The German biologist, Christiane Nüsslein-Volhard is renowned for her embryonic development of fruit flies. Her contribution earned her the Nobel Prize in Physiology or Medicine, together with American geneticists Eric Wieschaus and Edward B. Lewis. In the Nobel Banquet Speech held on 10 Dec 1995, she said:
“The three of us have worked on the development of the small and totally harmless fruit fly, Drosophila. This animal has been extremely cooperative in our hands – and has revealed to us some of its innermost secrets and tricks for developing from a single celled egg to a complex living being of great beauty and harmony. … None of us expected that our work would be so successful or that our findings would ever have relevance to medicine.”
In 1986, she was honored with the Gottfried Wilhelm Leibniz Prize of the Deutsche Forschungsgemeinschaft, which is the top credit awarded in German research. She also won the Albert Lasker Award for Basic Medical Research in 1991. Since 2001 she has been member of the Nationaler Ethikrat (National Ethics Council of Germany) for the ethical assessment of new developments in the life sciences and their influence on the individual and society.
Oxford University awarded her an Honorary Doctor of Science degree during June 2005.
Early Life, Career and Contribution:
Christiane Nüsslein-Volhard was born on October 20, 1942, in Magdeburg,Germany. She is the daughter of Rolf Volhard, an architect, and Brigitte Volhard, a musician and painter. She completed her degrees in biology, physics, and chemistry from Johann-Wolfgang-Goethe-University in 1964, a diploma in biochemistry (1968) and a doctorate in biology and genetics (1973) from Eberhard-Karl University of Tubingen. Nüsslein-Volhard was married briefly as a young woman and never had any children.
After finishing her postdoctoral fellowships in Basel, Switzerland, and Freiburg, Germany, she accepted her first independent research position at the European Molecular Biology Laboratory (EMBL) in Heidelberg, Germany began her collaboration with Wieschaus in the late 1970’s at the European Molecular Biology Laboratory in Heidelberg. In 1981, she returned to Tübingen, where since 1985 she has served as director of the genetics division of the Max Planck Institute for Developmental Biology.
Wieschaus and Nüsslein-Volhard chose the fruit fly because of its amazingly rapid embryonic development.

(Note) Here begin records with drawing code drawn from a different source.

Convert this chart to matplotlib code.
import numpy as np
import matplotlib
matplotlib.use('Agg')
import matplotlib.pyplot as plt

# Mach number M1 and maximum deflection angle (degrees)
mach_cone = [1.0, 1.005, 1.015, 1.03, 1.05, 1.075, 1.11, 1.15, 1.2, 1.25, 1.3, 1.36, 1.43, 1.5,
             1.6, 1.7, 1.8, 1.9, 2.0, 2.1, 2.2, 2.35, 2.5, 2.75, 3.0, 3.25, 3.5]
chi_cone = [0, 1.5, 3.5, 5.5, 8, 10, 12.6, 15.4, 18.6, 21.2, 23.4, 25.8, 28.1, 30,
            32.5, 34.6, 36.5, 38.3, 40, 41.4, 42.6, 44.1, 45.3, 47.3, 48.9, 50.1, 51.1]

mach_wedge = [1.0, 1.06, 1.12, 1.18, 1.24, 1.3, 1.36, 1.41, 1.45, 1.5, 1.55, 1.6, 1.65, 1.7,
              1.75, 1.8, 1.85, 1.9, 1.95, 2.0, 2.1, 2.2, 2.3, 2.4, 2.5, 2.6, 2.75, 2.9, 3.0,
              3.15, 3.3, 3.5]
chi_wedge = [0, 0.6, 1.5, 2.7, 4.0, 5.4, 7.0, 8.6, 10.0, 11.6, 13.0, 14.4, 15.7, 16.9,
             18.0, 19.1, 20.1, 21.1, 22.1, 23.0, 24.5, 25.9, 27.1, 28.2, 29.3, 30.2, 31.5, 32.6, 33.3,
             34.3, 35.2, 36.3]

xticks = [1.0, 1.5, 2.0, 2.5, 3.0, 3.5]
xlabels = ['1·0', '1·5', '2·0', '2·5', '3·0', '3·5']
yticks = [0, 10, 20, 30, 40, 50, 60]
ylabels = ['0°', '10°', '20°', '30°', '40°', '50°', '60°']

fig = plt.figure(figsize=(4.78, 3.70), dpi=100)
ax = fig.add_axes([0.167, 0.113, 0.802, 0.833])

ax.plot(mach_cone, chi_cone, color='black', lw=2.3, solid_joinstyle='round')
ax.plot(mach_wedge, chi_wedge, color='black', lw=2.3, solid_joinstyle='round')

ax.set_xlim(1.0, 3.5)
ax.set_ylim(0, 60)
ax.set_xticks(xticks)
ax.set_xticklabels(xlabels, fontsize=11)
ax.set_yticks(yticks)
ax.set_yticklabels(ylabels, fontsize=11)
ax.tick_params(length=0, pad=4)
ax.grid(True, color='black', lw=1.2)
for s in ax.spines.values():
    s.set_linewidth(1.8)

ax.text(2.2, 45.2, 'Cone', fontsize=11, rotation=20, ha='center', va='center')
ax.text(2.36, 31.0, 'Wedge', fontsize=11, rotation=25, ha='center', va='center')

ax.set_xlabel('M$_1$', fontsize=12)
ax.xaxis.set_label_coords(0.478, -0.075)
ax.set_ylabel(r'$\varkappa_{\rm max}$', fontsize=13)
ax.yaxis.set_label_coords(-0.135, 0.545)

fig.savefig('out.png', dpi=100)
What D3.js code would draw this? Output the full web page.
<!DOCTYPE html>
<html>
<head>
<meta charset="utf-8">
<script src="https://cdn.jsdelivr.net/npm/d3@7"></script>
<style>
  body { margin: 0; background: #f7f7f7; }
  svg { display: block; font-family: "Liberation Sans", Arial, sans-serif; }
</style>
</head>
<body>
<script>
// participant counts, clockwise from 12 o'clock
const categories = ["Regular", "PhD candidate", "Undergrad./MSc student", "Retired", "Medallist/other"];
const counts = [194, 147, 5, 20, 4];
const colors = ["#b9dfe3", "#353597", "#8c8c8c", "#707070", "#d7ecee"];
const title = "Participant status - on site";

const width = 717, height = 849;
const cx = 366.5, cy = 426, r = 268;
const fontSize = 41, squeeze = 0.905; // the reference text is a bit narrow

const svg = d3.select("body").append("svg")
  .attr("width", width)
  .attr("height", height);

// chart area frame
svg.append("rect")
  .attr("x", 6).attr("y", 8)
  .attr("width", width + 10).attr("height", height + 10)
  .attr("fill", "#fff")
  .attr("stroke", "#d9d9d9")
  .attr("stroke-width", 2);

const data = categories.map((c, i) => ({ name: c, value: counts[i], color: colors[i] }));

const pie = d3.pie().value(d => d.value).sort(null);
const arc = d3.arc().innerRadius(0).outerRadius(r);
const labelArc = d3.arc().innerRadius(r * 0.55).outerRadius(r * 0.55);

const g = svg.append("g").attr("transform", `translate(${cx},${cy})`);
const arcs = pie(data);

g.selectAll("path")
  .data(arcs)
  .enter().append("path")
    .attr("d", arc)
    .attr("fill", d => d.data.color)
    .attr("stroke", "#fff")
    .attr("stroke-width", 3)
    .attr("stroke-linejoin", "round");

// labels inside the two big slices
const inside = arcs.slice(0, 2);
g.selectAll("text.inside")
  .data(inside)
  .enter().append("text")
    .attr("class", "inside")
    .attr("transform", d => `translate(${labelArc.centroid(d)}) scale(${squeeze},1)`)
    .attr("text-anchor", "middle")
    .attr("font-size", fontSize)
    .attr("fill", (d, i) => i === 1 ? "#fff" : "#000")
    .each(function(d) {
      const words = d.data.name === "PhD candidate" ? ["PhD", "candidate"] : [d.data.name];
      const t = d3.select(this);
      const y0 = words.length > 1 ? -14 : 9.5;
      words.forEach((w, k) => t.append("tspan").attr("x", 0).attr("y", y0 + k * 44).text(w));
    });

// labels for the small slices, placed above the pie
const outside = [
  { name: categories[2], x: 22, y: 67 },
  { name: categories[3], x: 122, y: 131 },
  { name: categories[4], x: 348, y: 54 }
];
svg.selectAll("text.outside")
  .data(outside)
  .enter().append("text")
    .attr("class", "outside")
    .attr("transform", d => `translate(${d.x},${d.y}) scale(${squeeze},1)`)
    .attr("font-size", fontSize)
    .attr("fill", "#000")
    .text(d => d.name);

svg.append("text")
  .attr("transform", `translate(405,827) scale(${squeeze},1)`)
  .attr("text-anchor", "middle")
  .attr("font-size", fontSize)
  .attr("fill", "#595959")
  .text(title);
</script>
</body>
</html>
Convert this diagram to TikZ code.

Together they designed a new genetic tool, saturation mutagenesis, which involved mutating adult fly genes and observing the effects on their offspring. Using a dual microscope, which permitted them to examine one specimen at the same time, the collaborators eventually identified, among about 20,000 genes in the fly’s chromosomes, approximately 5,000 genes important to early development and 139 genes essential to it. They also acknowledged three types of fruit fly genes that generate the blueprint for the insect’s body plan. In awarding the prize to the collaborator, the Nobel Assembly predicted that their discoveries would “explain congenital malformations in man.”
By the late 1990’s her studies of zebra fish mutants had founded a system for studying the process of blood creation and provided imperative insights into human disease.